Why K2 fascinates scientists
What makes K2 intriguing to scientists is that it was coming in from the Oort Cloud at “an unusually large distance,” Jewitt said. Telescope data shows that K2 became active at an “unprecedented” 35 astronomical units, which represent the average distance from Earth to the Sun.
K2’s close-approach distance of approximately 170 million miles Wednesday night is equivalent to 1.8 au, according to data from the Center for Near Earth Object Studies, part of NASA’s Jet Propulsion Laboratory.

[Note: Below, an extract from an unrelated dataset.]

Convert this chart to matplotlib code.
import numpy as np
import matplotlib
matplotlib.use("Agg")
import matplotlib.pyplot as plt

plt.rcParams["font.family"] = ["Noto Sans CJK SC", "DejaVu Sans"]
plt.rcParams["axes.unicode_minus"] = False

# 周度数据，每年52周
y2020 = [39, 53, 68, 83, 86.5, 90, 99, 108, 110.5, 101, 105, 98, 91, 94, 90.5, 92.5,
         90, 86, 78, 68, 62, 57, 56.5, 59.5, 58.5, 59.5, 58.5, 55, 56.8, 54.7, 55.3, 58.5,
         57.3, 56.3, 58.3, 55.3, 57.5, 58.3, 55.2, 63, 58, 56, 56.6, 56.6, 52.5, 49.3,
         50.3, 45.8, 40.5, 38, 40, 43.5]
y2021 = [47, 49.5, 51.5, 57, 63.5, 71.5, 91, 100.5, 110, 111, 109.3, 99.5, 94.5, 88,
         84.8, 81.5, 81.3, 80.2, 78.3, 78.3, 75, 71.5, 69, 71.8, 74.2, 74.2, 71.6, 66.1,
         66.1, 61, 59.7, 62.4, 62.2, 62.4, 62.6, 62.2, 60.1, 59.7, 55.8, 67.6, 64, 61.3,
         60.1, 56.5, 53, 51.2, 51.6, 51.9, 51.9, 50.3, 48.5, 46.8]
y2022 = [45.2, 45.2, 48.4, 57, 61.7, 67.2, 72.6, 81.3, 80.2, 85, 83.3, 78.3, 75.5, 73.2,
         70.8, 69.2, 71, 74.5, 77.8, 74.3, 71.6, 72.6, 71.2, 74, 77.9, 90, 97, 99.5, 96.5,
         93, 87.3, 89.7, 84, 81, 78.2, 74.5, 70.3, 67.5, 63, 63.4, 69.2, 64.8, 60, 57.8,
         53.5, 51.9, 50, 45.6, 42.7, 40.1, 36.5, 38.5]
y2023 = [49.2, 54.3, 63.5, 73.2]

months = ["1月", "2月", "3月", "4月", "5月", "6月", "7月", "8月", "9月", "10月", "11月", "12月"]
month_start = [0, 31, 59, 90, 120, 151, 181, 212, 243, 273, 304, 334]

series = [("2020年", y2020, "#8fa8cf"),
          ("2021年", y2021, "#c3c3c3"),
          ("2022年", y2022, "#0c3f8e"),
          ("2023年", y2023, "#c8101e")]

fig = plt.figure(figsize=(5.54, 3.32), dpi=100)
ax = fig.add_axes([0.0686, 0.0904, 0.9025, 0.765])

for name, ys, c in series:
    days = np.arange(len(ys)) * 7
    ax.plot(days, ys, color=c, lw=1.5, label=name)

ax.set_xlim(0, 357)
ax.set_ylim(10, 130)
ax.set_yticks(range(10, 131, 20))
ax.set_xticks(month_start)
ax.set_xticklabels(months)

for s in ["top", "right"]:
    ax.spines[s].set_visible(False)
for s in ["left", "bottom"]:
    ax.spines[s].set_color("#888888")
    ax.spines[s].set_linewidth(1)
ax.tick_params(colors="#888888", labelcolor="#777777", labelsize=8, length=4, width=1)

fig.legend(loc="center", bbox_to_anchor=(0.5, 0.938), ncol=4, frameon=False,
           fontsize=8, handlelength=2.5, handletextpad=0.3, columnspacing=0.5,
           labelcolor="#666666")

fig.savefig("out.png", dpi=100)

“Neptune is 30 times the Earth-sun distance,” Jewitt said. “It’s really active really far out, and that’s why it’s scientifically interesting, because that allows us to study whatever process it is that drives the activity at very large distances and very low temperatures.”
Experts believe frozen carbon monoxide has kept K2 active at extremely large distances from the sun, Jewitt said.
K2 views won’t be ‘spectacular’ but here’s where to look
On Thursday, the Italy-based Virtual Telescope Project plans to host a live feed starting at 6:15 p.m. ET for spectators who don’t have a telescope.
Jewitt noted there are “probably hundreds” of comets that have come closer to Earth than K2 and that it won’t be a “spectacular” viewing for the general public. Masi also noted that the full moon will be in the sky on K2’s flyby date, which could make it “significantly” harder to view, he explained.
But both experts agreed that you’ll be able to see K2 with binoculars or a small telescope.
The comet will be visible in the Ophiuchus constellation from the Northern and Southern hemispheres, Masi said.
“A dark sky would offer the best sight,” Masi said. He recommends observing K2 over the next few nights as the moon leaves the evening sky. Looking up earlier in the evening before moonrise will afford the best view, he added.
Small telescopes will show the comet for several months to come, he said.